The comprehensive death penalty package was a significant achievement
after years of study and debate kicked off by Gov. George Ryan in January
2000. Concerned that the state had released 13 Death Row inmates because
of serious questions about their convictions, Ryan imposed an internationally
noted moratorium on capital punishment in Illinois and appointed a commission
to scour the capital justice system for errors.
Legislators debated the commission's recommendations for months before
incorporating most of them in the current legislation and passing them
in spring with very little dissent. The bill was designed to weed out
errors in every step of the process, from the way police investigate
a crime to the rules that govern post-conviction appeals.
The bill would change the way police do their jobs by requiring them
to disclose their field notes for later scrutiny. At the court level,
it would set up pretrial hearings at which judges determine the credibility
of jailhouse informants before they testify in front of a jury.
It also would set up a presumption that people with an IQ lower than
75 are mentally retarded and therefore ineligible for the death penalty.
And it would give the justices of the Illinois Supreme Court the power
to overturn a death sentence merely because they think it isn't merited
in a particular case. Now, the court can throw out a death sentence
only because of specific procedural errors, not simply because justices
decide that it would be a fundamental failure of justice to let it proceed.
Advocates for death penalty reform had hoped that Blagojevich, a self-proclaimed
champion of reform, would sign the measure and put it on the statute
books right away.
But Blagojevich was noncommittal. A former prosecutor now closely aligned
with police unions, Blagojevich has been careful not to offend the law
enforcement community.
Law enforcement officials worry because the administrative panel made
up of police experts would apply lower standards of proof than would
a judge following the stricter standards of the criminal court system.

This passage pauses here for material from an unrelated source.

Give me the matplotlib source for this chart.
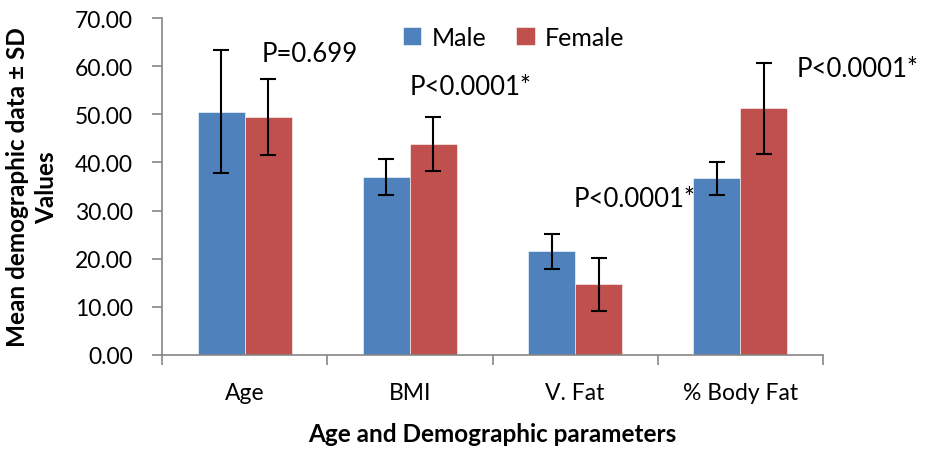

"We're not here to protect bad cops," said Greg Sullivan,
executive director of the Illinois Sheriffs' Association. "If they're
going to lie, they need to be prosecuted, plain and simple. But they
don't need to go to an administrative hearing that takes away their
right to work the rest of their lives. Either convict them or let it
go."
Police complained that the administrative hearings would become forums
for frivolous complaints.
"You're going to have every defendant in a homicide case making
a charge that the police lied on the stand," Sullivan said. "They
have nothing to lose. To set a lower standard of proof for a police
officer than you would for anyone else who testifies in the trial is
bad public policy."
Blagojevich took those concerns to heart, weighing until the last minute
whether to sign them into law. In fact, Cullerton said he got a call
from an aide to Blagojevich on Friday saying that the governor would
sign the bill outright without any changes.
Later in the day, though, Blagojevich's staff said it wasn't a done
deal.
When Jones got that word, he said, he put in a phone call.
"I had a long talk with the governor this morning and explained
to him that this is at the heart of the reform legislation," Jones
said Tuesday. "I urged him not to veto it, but he is bowing down
to the Fraternal Order of Police. His action sent a signal he's trying
to prevent police officers who perjure themselves in homicide cases
from losing their jobs."
Cullerton also talked to the governor's staff.
"This provision stands for the proposition that, if a police officer
is proven by a vote of a jury of his peers to have committed perjury
by clear and convincing evidence, that he ought to have his badge pulled,"
Cullerton said. "How can you be against that?"
Many of the state's most ardent reform advocates don't really care about
the provision.
"Five years from now, when this is law, no one is going to remember
that this perjury provision isn't in there," said Lawrence Marshall,
legal director of the Northwestern Center on Wrongful Convictions and
a professor of law at the Northwestern University law school. "Everybody's
going to remember the dramatic parts that are in there. The changes
this will make in so many areas are significant to Illinois and a harbinger
of what kinds of reforms are on the horizon across the country."